▶ RECORDS SUPPLIED
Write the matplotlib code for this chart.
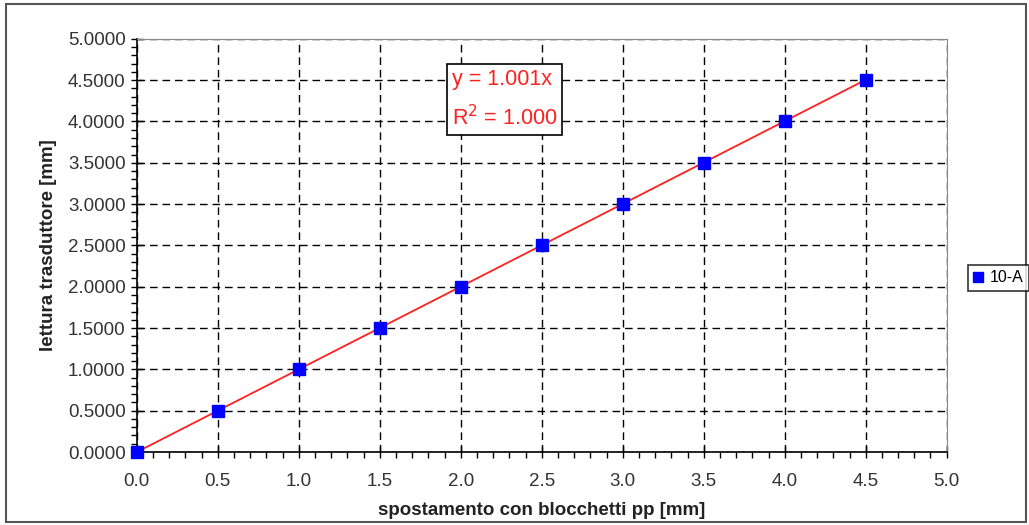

==

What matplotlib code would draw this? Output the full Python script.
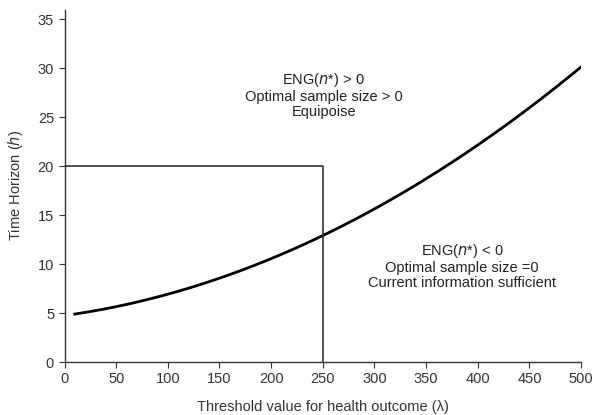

* * *

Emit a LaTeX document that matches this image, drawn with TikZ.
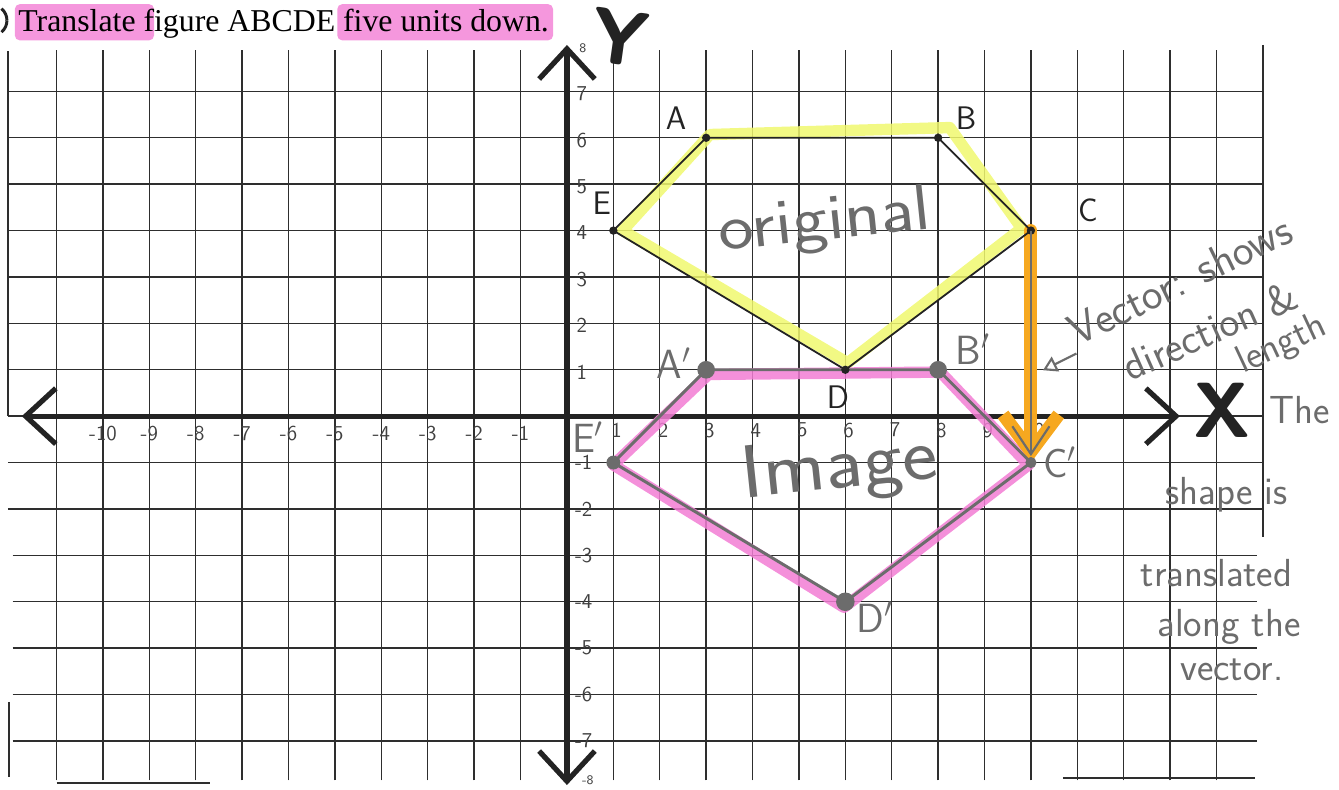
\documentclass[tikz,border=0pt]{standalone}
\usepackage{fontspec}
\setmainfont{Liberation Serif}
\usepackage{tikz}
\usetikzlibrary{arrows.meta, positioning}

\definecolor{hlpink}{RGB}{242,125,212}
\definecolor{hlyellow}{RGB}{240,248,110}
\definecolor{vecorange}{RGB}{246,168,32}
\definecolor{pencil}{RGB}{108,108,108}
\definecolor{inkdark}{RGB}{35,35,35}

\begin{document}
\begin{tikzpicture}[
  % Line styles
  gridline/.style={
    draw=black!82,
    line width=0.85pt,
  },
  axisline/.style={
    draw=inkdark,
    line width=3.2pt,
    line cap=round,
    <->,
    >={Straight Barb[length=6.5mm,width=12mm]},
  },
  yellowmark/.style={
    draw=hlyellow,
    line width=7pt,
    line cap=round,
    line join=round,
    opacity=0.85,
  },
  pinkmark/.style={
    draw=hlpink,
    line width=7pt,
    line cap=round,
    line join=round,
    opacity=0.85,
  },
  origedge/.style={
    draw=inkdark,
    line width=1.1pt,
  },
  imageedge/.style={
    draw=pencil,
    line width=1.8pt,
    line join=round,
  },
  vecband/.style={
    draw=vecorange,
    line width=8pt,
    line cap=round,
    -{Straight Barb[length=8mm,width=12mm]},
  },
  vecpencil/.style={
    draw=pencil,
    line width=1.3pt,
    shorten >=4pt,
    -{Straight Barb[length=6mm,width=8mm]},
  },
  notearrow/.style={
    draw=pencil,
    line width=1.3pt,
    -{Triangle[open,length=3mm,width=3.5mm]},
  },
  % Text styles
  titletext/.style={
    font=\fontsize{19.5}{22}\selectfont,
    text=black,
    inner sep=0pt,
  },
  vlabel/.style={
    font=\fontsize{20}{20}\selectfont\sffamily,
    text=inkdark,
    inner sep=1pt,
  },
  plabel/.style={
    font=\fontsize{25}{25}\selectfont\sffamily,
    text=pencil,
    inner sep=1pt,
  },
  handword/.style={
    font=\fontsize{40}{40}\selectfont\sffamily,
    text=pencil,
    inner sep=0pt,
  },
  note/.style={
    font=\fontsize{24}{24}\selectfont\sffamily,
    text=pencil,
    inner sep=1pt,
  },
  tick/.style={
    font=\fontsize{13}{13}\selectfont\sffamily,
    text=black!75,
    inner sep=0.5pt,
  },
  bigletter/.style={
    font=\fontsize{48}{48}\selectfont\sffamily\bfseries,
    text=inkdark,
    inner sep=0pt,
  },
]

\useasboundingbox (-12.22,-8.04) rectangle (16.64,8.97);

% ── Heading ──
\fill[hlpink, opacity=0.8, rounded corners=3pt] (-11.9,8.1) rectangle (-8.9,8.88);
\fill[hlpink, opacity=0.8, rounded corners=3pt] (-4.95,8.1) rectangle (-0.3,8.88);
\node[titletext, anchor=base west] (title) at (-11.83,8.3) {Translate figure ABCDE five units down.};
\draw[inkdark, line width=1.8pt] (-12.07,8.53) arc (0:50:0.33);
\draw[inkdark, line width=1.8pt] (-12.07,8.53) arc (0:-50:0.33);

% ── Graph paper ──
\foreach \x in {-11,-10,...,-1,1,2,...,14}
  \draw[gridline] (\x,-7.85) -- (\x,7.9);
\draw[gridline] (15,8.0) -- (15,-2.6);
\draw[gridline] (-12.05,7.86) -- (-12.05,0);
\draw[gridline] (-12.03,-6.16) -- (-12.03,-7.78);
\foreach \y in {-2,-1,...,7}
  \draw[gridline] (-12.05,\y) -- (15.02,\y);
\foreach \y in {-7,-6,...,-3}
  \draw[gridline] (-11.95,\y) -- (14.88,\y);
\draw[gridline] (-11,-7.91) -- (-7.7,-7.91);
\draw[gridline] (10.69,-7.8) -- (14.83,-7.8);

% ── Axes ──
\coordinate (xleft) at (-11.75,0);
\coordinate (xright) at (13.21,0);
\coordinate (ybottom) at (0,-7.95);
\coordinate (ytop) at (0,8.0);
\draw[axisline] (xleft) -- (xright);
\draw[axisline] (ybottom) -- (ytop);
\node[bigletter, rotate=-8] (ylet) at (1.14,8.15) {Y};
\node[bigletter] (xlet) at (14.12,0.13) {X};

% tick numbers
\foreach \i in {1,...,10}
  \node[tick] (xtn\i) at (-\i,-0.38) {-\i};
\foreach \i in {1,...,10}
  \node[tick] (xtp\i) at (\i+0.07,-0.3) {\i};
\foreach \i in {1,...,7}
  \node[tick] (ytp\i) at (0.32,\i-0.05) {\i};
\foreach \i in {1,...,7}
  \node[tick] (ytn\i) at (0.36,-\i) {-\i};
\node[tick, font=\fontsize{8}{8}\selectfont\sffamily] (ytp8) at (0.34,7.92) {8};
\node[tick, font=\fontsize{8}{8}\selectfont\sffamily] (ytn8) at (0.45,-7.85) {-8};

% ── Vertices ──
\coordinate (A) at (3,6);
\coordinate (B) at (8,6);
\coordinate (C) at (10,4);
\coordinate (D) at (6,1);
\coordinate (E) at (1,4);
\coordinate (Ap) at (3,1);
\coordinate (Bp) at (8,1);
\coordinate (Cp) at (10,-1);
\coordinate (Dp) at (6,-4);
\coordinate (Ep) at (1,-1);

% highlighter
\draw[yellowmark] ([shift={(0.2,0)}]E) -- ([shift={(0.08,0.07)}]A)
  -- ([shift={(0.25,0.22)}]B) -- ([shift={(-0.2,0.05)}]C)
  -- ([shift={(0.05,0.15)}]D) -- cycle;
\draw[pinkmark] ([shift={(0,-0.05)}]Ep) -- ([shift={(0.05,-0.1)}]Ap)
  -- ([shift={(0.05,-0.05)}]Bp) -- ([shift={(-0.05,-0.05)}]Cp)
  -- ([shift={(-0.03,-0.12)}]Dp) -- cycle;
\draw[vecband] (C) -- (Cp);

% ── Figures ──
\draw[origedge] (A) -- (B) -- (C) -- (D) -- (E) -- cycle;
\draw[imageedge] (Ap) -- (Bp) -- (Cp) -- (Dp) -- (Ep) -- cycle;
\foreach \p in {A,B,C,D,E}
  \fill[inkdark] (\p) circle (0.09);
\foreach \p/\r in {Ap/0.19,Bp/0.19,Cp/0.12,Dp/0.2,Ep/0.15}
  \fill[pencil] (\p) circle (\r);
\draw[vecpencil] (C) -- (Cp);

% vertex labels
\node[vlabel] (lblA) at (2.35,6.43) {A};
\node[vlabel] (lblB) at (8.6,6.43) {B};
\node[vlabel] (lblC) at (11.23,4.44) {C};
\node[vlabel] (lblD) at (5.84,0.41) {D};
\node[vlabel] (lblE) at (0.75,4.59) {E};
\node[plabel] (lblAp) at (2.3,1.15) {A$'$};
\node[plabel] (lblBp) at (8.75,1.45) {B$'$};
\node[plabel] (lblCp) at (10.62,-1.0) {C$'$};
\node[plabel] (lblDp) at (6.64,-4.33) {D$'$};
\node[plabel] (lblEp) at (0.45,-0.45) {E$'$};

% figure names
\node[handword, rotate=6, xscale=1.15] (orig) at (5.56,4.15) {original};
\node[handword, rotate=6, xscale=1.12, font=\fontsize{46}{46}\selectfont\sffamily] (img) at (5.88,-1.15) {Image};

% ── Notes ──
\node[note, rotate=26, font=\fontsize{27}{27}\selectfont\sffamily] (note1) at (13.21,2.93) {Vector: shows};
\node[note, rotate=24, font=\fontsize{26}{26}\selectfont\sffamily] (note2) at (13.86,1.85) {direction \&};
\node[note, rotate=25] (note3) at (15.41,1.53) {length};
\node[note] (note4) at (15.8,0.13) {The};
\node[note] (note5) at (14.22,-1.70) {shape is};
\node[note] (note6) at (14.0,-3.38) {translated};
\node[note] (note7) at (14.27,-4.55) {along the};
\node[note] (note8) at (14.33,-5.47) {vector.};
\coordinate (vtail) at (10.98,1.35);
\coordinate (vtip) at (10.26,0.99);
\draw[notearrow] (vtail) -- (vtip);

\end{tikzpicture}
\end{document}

▶ GIVEN REQUEST
Look above for every line with the word "this" and copy it.

▶ EXPECTED OUTPUT
Write the matplotlib code for this chart.
What matplotlib code would draw this? Output the full Python script.
Emit a LaTeX document that matches this image, drawn with TikZ.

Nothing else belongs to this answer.